The appeal is easy to see for everyday users and maintainers alike. Rust’s cross-crate optimization can give the compiler more room to inline and specialize code across package boundaries, which can trim binary size and sometimes improve runtime performance. The tradeoff is just as familiar to distro builders: more work at link time, more memory pressure during builds, and the possibility that CI runs take longer even when the shipped artifacts improve.

Ubuntu already has a playbook for that balance. Since the 21.04 cycle, the distro has enabled LTO by default for C and C++ packages on 64-bit architectures, with exceptions handled through an lto-disabled-list for packages that regress. Matthias Klose said in March 2021 that about 80 packages in Ubuntu main regressed under LTO and needed follow-up uploads or package-level fixes. That history is one reason the Rust proposal reads less like a leap and more like the next step in a policy Ubuntu has already tested at scale.
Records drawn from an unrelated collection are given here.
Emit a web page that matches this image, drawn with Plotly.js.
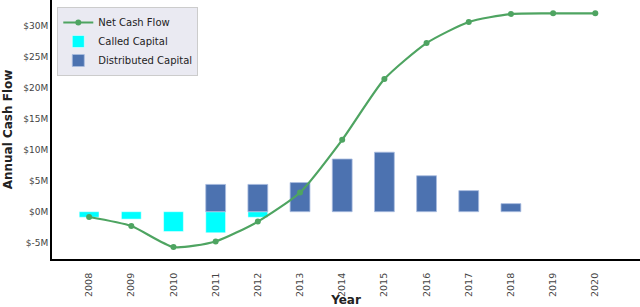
<!DOCTYPE html>
<html><head><meta charset="utf-8">
<script src="https://cdn.plot.ly/plotly-3.0.1.min.js"></script>
<style>html,body{margin:0;padding:0;background:#fff;}#chart{width:640px;height:307px;}</style>
</head><body><div id="chart"></div>
<script>
const years = [2008,2009,2010,2011,2012,2013,2014,2015,2016,2017,2018,2019,2020];
const netCashFlow = [-0.85,-2.3,-5.7,-4.8,-1.6,3.1,11.6,21.4,27.2,30.6,31.9,32.0,32.0];
const calledCapital = [-0.9,-1.2,-3.2,-3.4,-0.9,null,null,null,null,null,null,null,null];
const distributedCapital = [null,null,null,4.4,4.4,4.7,8.5,9.6,5.8,3.4,1.3,null,null];
const yTickVals = [-5,0,5,10,15,20,25,30];
const yTickText = ['$-5M','$0M','$5M','$10M','$15M','$20M','$25M','$30M'];

const traces = [
  {x: years, y: netCashFlow, type: 'scatter', mode: 'lines+markers', name: 'Net Cash Flow',
   line: {color: '#4ea461', width: 2.2, shape: 'spline', smoothing: 0.6},
   marker: {color: '#4ea461', size: 6}},
  {x: years, y: calledCapital, type: 'bar', name: 'Called Capital', width: 0.47,
   marker: {color: '#00ffff', line: {color: '#ffffff', width: 0.5}}},
  {x: years, y: distributedCapital, type: 'bar', name: 'Distributed Capital', width: 0.47,
   marker: {color: '#4c72b0', line: {color: '#a9bde0', width: 0.8}}}
];

const layout = {
  width: 640, height: 307,
  margin: {l: 52, r: 0, t: 0, b: 48},
  paper_bgcolor: '#ffffff', plot_bgcolor: '#ffffff',
  barmode: 'overlay',
  font: {family: 'DejaVu Sans', color: '#444444'},
  showlegend: true,
  legend: {x: 0.009, y: 0.973, xanchor: 'left', yanchor: 'top',
    bgcolor: '#eaeaf2', bordercolor: '#cccccc', borderwidth: 1,
    font: {family: 'DejaVu Sans', size: 10, color: '#222222'},
    tracegroupgap: 0, itemwidth: 30},
  xaxis: {range: [2007.12, 2021.06], tickvals: years, ticktext: years.map(String),
    tickangle: -90, tickfont: {size: 9.5, color: '#444444'}, showgrid: false, zeroline: false,
    showline: true, linecolor: '#000000', linewidth: 2, ticks: 'outside', ticklen: 8, tickcolor: 'rgba(0,0,0,0)',
    title: {text: 'Year', font: {family: 'DejaVu Sans', size: 12, color: '#222222', weight: 'bold'}, standoff: 2}},
  yaxis: {range: [-7.63, 34.15], tickvals: yTickVals, ticktext: yTickText,
    tickfont: {size: 9, color: '#444444'}, showgrid: false, zeroline: false,
    showline: true, linecolor: '#000000', linewidth: 2, ticks: '',
    title: {text: 'Annual Cash Flow', font: {family: 'DejaVu Sans', size: 12, color: '#222222', weight: 'bold'}, standoff: 8}}
};
Plotly.newPlot('chart', traces, layout, {displayModeBar: false, staticPlot: true});
</script></body></html>
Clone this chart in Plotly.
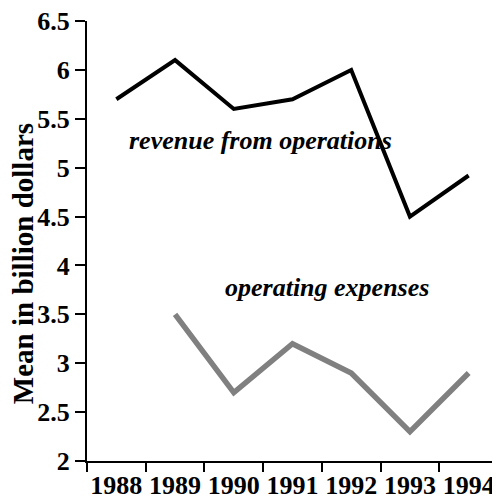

The comparison with other distributions strengthens the case. Debian’s tooling documentation says LTO is not enabled by default there, though maintainers can opt in with DEB_BUILD_MAINT_OPTIONS=optimize=+lto. Debian also says it has run archive test rebuilds to catch regressions introduced by LTO, and notes that LTO increases memory use during linking. The Ubuntu discussion points out that Debian, openSUSE, Fedora, and Arch Linux do not appear to enable Rust LTO by default either, which gives Ubuntu a chance to set a precedent for Debian-family packaging.

The proposal lands at a moment when Ubuntu is already pushing Rust deeper into the stack. In April 2026, Canonical said it had joined the Rust Foundation as a Gold member, Ubuntu 26.04 LTS will ship with Rust 1.93.1 as the default toolchain, and ntpd-rs, Rust coreutils 0.7.0, and sudo-rs 0.2.13 are all part of the broader transition. Ubuntu also patched its Rust toolchain for CVE-2026-33056, added opt-in cargo-auditable support in dh-cargo, and made miri available for packagers. Against that backdrop, default LTO for Rust would not just be a compiler flag change. It would be another signal that Rust is being handled as first-class infrastructure on Ubuntu, with the same expectations for polish, performance, and maintainability that long shaped C and C++ packaging.